One important principle of Imalse is “not reinventing the wheels”. So instead of implementing a GUI by myself, I take advantage of existing GUI tools, particually NS3 PyViz and CORE network topology Editor ( which is again based on IMUNES network topology editor)
The first function is suitable for those who are accustomed to work under command lines but just need a very simple visualization to check everythings goes right. You have total control using this, you can implement new command line settings, and editing network topology and ip address.
Currenly only NS3 pure simulation can be visualized using PyViz. To visualize the simulation, you just need run the simulation in sim mode and add the –SimulatorImpl=Visual in the command. The screenshot of simple visualizer is as follows:
One of the most cubersome part of configuration is to 1. create a suitable network topology. 2. Configure the ip address. 3 and specify the role of each node. You can definitely do this using commandl line and actually I have tried my best to make the process easier. For example, in TopologyExperiment, the IP address of each subnetwork can be automatically assigned. The inet topology generator tool has been integrated to generate reasonable topology.
However, in many cases, you would prefer to configure by youself instead of using automated tools. In this case, you will have a lot of tedious typing work if you use command line tools.

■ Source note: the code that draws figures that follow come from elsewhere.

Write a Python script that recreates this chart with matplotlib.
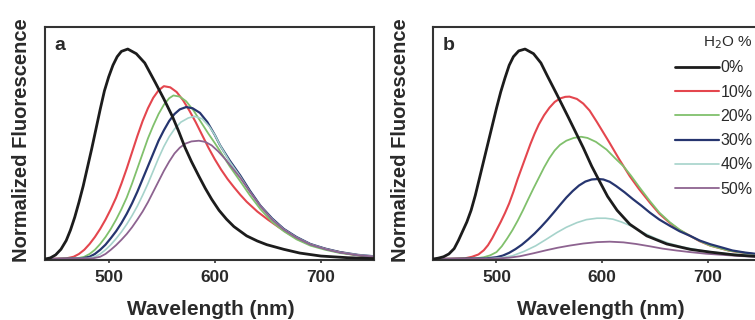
"""
Emission spectra vs water fraction (panels a and b).
"""

import matplotlib
matplotlib.use("Agg")
import matplotlib.pyplot as plt
import numpy as np

plt.rcParams.update({
    "font.family": ["Liberation Sans", "DejaVu Sans"],
    "axes.linewidth": 1.5,
    "axes.edgecolor": "#333333",
})

# water content (legend labels)
water = ["0%", "10%", "20%", "30%", "40%", "50%"]
colors = ["#1c1c1c", "#e4464e", "#80c06c", "#26356f", "#a6d3cb", "#8d6390"]
widths = [2.0, 1.5, 1.3, 1.6, 1.2, 1.3]

# panel a: (wavelength nm, normalized fluorescence)
a_0 = [(440, 0), (445, 0.005), (450, 0.018), (455, 0.042), (460, 0.08), (464, 0.125),
       (468, 0.18), (472, 0.245), (476, 0.315), (480, 0.395), (484, 0.475), (488, 0.56),
       (492, 0.645), (496, 0.725), (500, 0.785), (504, 0.835), (508, 0.872), (512, 0.895),
       (518, 0.905), (526, 0.885), (534, 0.845), (544, 0.76), (552, 0.69), (560, 0.615),
       (566, 0.55), (572, 0.48), (578, 0.42), (585, 0.357), (591, 0.305), (597, 0.258),
       (604, 0.21), (611, 0.172), (618, 0.14), (630, 0.10), (640, 0.078), (649, 0.062),
       (665, 0.042), (680, 0.026), (700, 0.013), (725, 0.006), (750, 0.002)]
a_10 = [(440, 0), (460, 0.003), (467, 0.01), (472, 0.022), (477, 0.04), (482, 0.065),
        (487, 0.095), (492, 0.13), (497, 0.17), (502, 0.215), (507, 0.265), (512, 0.325),
        (517, 0.39), (522, 0.46), (527, 0.53), (532, 0.595), (537, 0.65), (542, 0.695),
        (547, 0.727), (552, 0.745), (558, 0.74), (564, 0.72), (570, 0.685), (576, 0.64),
        (582, 0.59), (588, 0.535), (594, 0.48), (600, 0.43), (606, 0.385), (612, 0.345),
        (618, 0.31), (624, 0.277), (630, 0.247), (640, 0.205), (650, 0.17), (660, 0.138),
        (670, 0.108), (680, 0.082), (695, 0.055), (711, 0.036), (728, 0.021), (743, 0.012),
        (750, 0.009)]
a_20 = [(440, 0), (470, 0.003), (477, 0.01), (482, 0.022), (487, 0.04), (492, 0.065),
        (497, 0.095), (502, 0.13), (507, 0.17), (512, 0.215), (517, 0.265), (522, 0.325),
        (527, 0.39), (532, 0.455), (537, 0.52), (542, 0.575), (547, 0.625), (552, 0.665),
        (557, 0.693), (561, 0.705), (567, 0.70), (573, 0.68), (580, 0.64), (587, 0.59),
        (594, 0.54), (600, 0.50), (605, 0.465), (614, 0.40), (624, 0.335), (633, 0.275),
        (643, 0.215), (654, 0.16), (665, 0.12), (677, 0.085), (690, 0.058), (704, 0.04),
        (718, 0.026), (735, 0.016), (750, 0.01)]
a_30 = [(440, 0), (475, 0.003), (482, 0.01), (487, 0.022), (492, 0.04), (497, 0.062),
        (502, 0.09), (507, 0.12), (512, 0.155), (517, 0.195), (522, 0.24), (527, 0.29),
        (532, 0.345), (537, 0.40), (542, 0.455), (547, 0.51), (552, 0.555), (557, 0.595),
        (562, 0.625), (567, 0.645), (573, 0.655), (579, 0.65), (586, 0.63), (593, 0.59),
        (600, 0.535), (605, 0.49), (614, 0.425), (624, 0.36), (633, 0.295), (643, 0.23),
        (654, 0.175), (665, 0.13), (677, 0.095), (690, 0.065), (704, 0.045), (718, 0.03),
        (735, 0.018), (750, 0.012)]
a_40 = [(440, 0), (480, 0.003), (487, 0.01), (492, 0.022), (497, 0.04), (502, 0.062),
        (507, 0.088), (512, 0.117), (517, 0.15), (522, 0.187), (527, 0.228), (532, 0.275),
        (537, 0.325), (542, 0.38), (547, 0.435), (552, 0.485), (557, 0.527), (562, 0.56),
        (568, 0.59), (575, 0.608), (581, 0.615), (588, 0.605), (595, 0.57), (600, 0.535),
        (605, 0.49), (614, 0.42), (624, 0.355), (633, 0.29), (643, 0.228), (654, 0.172),
        (665, 0.128), (677, 0.093), (690, 0.064), (704, 0.044), (718, 0.029), (735, 0.018),
        (750, 0.012)]
a_50 = [(440, 0), (485, 0.003), (492, 0.01), (497, 0.022), (502, 0.04), (507, 0.06),
        (512, 0.083), (517, 0.108), (522, 0.137), (527, 0.17), (532, 0.205), (537, 0.245),
        (542, 0.29), (547, 0.335), (552, 0.38), (557, 0.42), (562, 0.455), (567, 0.48),
        (572, 0.497), (578, 0.507), (585, 0.51), (591, 0.505), (597, 0.49), (603, 0.465),
        (610, 0.43), (617, 0.39), (624, 0.35), (633, 0.29), (643, 0.228), (654, 0.17),
        (665, 0.127), (677, 0.092), (690, 0.063), (704, 0.043), (718, 0.028), (735, 0.017),
        (750, 0.011)]

# panel b
b_0 = [(440, 0), (445, 0.004), (450, 0.01), (455, 0.022), (460, 0.045), (464, 0.08),
       (468, 0.12), (472, 0.16), (476, 0.21), (480, 0.275), (484, 0.35), (488, 0.425),
       (492, 0.50), (496, 0.575), (500, 0.65), (504, 0.72), (508, 0.78), (512, 0.835),
       (516, 0.872), (521, 0.897), (527, 0.905), (535, 0.885), (542, 0.845), (548, 0.79),
       (557, 0.71), (568, 0.61), (575, 0.545), (582, 0.48), (590, 0.40), (598, 0.33),
       (605, 0.27), (614, 0.21), (626, 0.15), (642, 0.10), (661, 0.065), (683, 0.042),
       (702, 0.03), (725, 0.018), (750, 0.01)]
b_10 = [(440, 0), (470, 0.003), (477, 0.01), (483, 0.02), (488, 0.038), (492, 0.06),
        (496, 0.09), (500, 0.125), (504, 0.16), (508, 0.198), (512, 0.24), (516, 0.29),
        (520, 0.345), (524, 0.395), (528, 0.445), (532, 0.495), (536, 0.54), (540, 0.58),
        (545, 0.62), (550, 0.652), (555, 0.677), (560, 0.692), (565, 0.699), (569, 0.70),
        (576, 0.69), (582, 0.67), (588, 0.64), (595, 0.59), (601, 0.545), (607, 0.50),
        (616, 0.43), (626, 0.357), (635, 0.30), (645, 0.243), (654, 0.195), (664, 0.155),
        (673, 0.125), (683, 0.10), (692, 0.077), (702, 0.058), (720, 0.036), (735, 0.026),
        (750, 0.018)]
b_20 = [(440, 0), (480, 0.003), (488, 0.008), (494, 0.016), (500, 0.03), (505, 0.055),
        (510, 0.088), (515, 0.124), (520, 0.165), (525, 0.21), (530, 0.258), (535, 0.305),
        (540, 0.35), (545, 0.395), (550, 0.435), (555, 0.468), (560, 0.492), (566, 0.51),
        (573, 0.522), (580, 0.527), (586, 0.522), (594, 0.505), (604, 0.472), (612, 0.435),
        (620, 0.40), (627, 0.36), (635, 0.31), (645, 0.25), (654, 0.20), (664, 0.158),
        (673, 0.127), (683, 0.10), (692, 0.078), (702, 0.058), (720, 0.036), (735, 0.026),
        (750, 0.018)]
b_30 = [(440, 0), (490, 0.003), (500, 0.008), (506, 0.015), (512, 0.027), (518, 0.043),
        (524, 0.062), (530, 0.085), (536, 0.11), (542, 0.138), (548, 0.168), (554, 0.20),
        (560, 0.233), (566, 0.265), (572, 0.293), (578, 0.317), (584, 0.334), (590, 0.343),
        (596, 0.345), (601, 0.343), (607, 0.333), (613, 0.315), (621, 0.288), (629, 0.258),
        (637, 0.23), (645, 0.20), (654, 0.17), (664, 0.143), (673, 0.12), (683, 0.10),
        (692, 0.08), (702, 0.064), (713, 0.05), (723, 0.037), (735, 0.028), (750, 0.02)]
b_40 = [(440, 0), (495, 0.002), (505, 0.006), (515, 0.014), (526, 0.033), (537, 0.057),
        (547, 0.085), (557, 0.114), (566, 0.137), (576, 0.157), (585, 0.17), (595, 0.176),
        (603, 0.176), (610, 0.172), (618, 0.16), (626, 0.145), (638, 0.115), (651, 0.088),
        (663, 0.068), (676, 0.052), (690, 0.04), (702, 0.031), (720, 0.022), (750, 0.013)]
b_50 = [(440, 0), (500, 0.002), (512, 0.006), (522, 0.012), (535, 0.025), (547, 0.038),
        (558, 0.049), (569, 0.058), (582, 0.067), (595, 0.073), (607, 0.075), (620, 0.072),
        (632, 0.065), (645, 0.055), (657, 0.045), (670, 0.037), (683, 0.03), (698, 0.023),
        (714, 0.018), (730, 0.013), (750, 0.009)]

panel_a = [a_0, a_10, a_20, a_30, a_40, a_50]
panel_b = [b_0, b_10, b_20, b_30, b_40, b_50]
xticks = [500, 600, 700]


def draw_panel(ax, curves, letter):
    # draw the 0% curve last so it sits on top like in the original
    order = list(range(1, len(curves))) + [0]
    for i in order:
        wl, fl = np.array(curves[i], dtype=float).T
        ax.plot(wl, fl, color=colors[i], lw=widths[i], label=water[i],
                zorder=3 if i == 0 else 2, solid_capstyle="round",
                solid_joinstyle="round")
    ax.set_xlim(440, 750)
    ax.set_ylim(-0.004, 1.0)
    ax.set_yticks([])
    ax.set_xticks(xticks)
    ax.tick_params(axis="x", direction="out", length=2.5, width=1.2, pad=5,
                   labelsize=12.5, colors="#333333", labelcolor="#2a2a2a")
    for lbl in ax.get_xticklabels():
        lbl.set_fontweight("bold")
    ax.text(0.03, 0.955, letter, transform=ax.transAxes, fontsize=14,
            fontweight="bold", va="top", ha="left", color="#2a2a2a")


fig = plt.figure(figsize=(7.55, 3.2), dpi=100)
ax_a = fig.add_axes([45 / 755, 60 / 320, 329 / 755, 233 / 320])
ax_b = fig.add_axes([433 / 755, 60 / 320, 328 / 755, 233 / 320])

draw_panel(ax_a, panel_a, "a")
draw_panel(ax_b, panel_b, "b")

# legend only on panel b, in data order 0..50%
handles, labels = ax_b.get_legend_handles_labels()
idx = [labels.index(w) for w in water]
leg = ax_b.legend([handles[i] for i in idx], [labels[i] for i in idx],
                  title="H$_2$O %", loc="upper left", bbox_to_anchor=(0.738, 0.968),
                  frameon=False, fontsize=11.5, title_fontsize=11,
                  handlelength=2.75, handletextpad=0.1, labelspacing=0.58,
                  borderpad=0.0, borderaxespad=0.0, alignment="right")
for t in leg.get_texts():
    t.set_color("#2a2a2a")
leg.get_title().set_color("#2a2a2a")

for x_lab, x_ylab in [(211, 22), (601, 401)]:
    fig.text(x_lab / 755, 5 / 320, "Wavelength (nm)", fontsize=15,
             fontweight="bold", ha="center", va="baseline", color="#2a2a2a")
    fig.text(x_ylab / 755, 180 / 320, "Normalized Fluorescence", fontsize=14.5,
             fontweight="bold", rotation=90, ha="center", va="center", color="#2a2a2a")

fig.savefig("out.png", dpi=100)
plt.close()
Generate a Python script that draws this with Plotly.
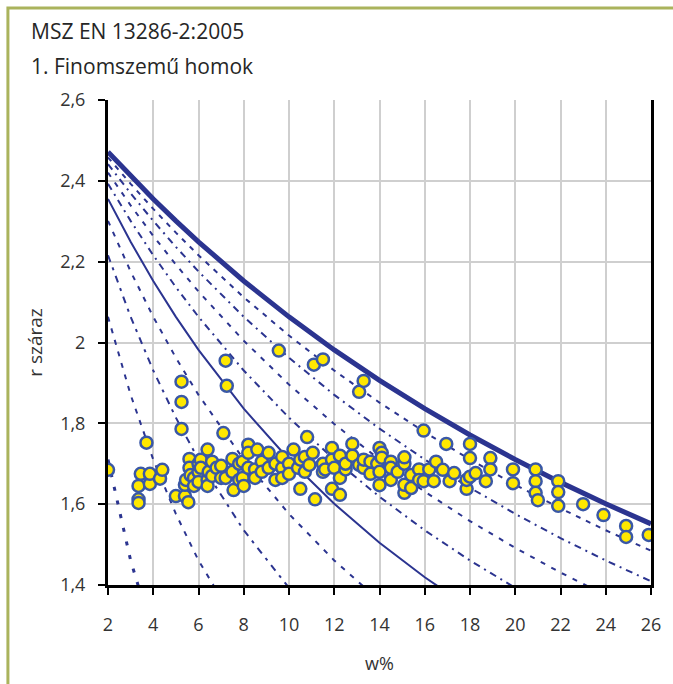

To make the proces easier, the Imalse provide a GUI of topology editor. This GUI editor is revised from GUI editor of CORE . A screenshot is as follows:
please refer to the CORE GUI Manual Page and IMUNES Manual for basic usuage of the editor. You can look at the GUI Demo for the difference.
the project is currently hosted on www.bitbucket.org. To get a copy of the code, please install mercurial first and type
hg clone https://hbhzwj@bitbucket.org/hbhzwj/imalse
in the command line.
We recommend you to install a revised version NS3 based on NS3.14.1. We add the imalse module to this to deal with the packet manipulation. Run the following command in the bash.
cd ROOT/tools/ns-allinone-3.14.1
./build.py
It will check the dependencies first. be careful about the message of and install the corresponding dependencies. Under Ubuntu 12.04, you can install the dependencies by typing
sudo apt-get install g++ python-dev gccxml python-pygccxml python-pygraphviz python-pygoocanvas
After building the ns-allinone successfully. There is one more thing you need to do. The ns3.14.1 has a bug in python binding of dsr, the most recently added module. You need disable the import of dsr binding in ns3.py.
cd ROOT/tools/ns-allinone-3.14.1/ns-3.14.1/build/bindings/python/
vi ns3.py
then comment the
from ns.dsr import *
line.
We use netns3 to vituralize the node in which requires common open research emulator. Since netns3 has been integrated into imalse, you just need install CORE
Refer to the following http://pf.itd.nrl.navy.mil/core/core-html/install.html for installation of common open research emulator.
Then download the tarbar for the imalse
wget -O imalse.tar.bz2 https://bitbucket.org/hbhzwj/imalse/get/da5ace59ccf1.zip
tar -xvf imalse.tar.bz2
or you can use hg clone command in the previous section to get the lastest version. The last thing you need to to is to change the ROOT and NS3_PATH in settings.py. ROOT should be the directory of the imalse source code and NS#_PATH should be the directory for the NS3.
before you do anything, update the ROOT variable in settings.py to be the absolute path of current folder. no slash ‘/’ at the end.
$ ./waf shell
$ ./simulate.py
$ ./sim
You can go to the following webpage for help document http://people.bu.edu/wangjing/open-source/imalse/html/index.html
You can view wiki in the following webpage: https://bitbucket.org/hbhzwj/imalse/wiki/Home
You can report issue in the following webpage: https://bitbucket.org/hbhzwj/imalse/issues?status=new&status=open
Imalse is just a newbie. The features I am considering to add:
- Background Traffic Generator
Now Imalse only describe the behaviour of abnormal nodes( which is so called “scenario”). Because of the lack of time, I haven’t implemented the behaviour for normal nodes. An immediate feature that need to be added is to provide some modes for the normal nodes. It may require different implementation for sim node, netns3 node and read node, but they need to provide unified interface. My preliminary idea is to use NS3 on-off application for sim node.
- Full support of Common Open Research Emulator.
The dependency of Imalse on CORE are two aspects. The CORE GUI is used with support of exporting Imalse Configuration Script. The netns3 mode rely on some components of the CORE. However, the whole procedure is not integrated and there are some features of CORE that has problems.
- More Practical Attacking Scenario and More APIs for Node
Imalse is useful only when there are more pratical attacking scenario. Also, different scenario may require different APIs for nodes. For example, key logger may need a node API to record key log. Whenever a Node API is added, support for Sim Node, Net ns3 Node and real node need to be implemented.
First, I need to thank Hugo González, my advisor in the Google Summer of Code 2012 for his guidance and support in this memorable summer. He made the general direction and provided tons of usefule suggestions during the developing process.
Second, I need to thank my advisor Yannis Paschalidis for his continuous support since I joined the lab. As a experienced researcher and renowned scholar, he has taught me so much in the past two years.
Third, I need to thank Google for sponsoring this program. Google is a really awesome company. I wish I can have more opportunites to work with them in the future.
Last, I need to thank my girlfriend for her understanding and support.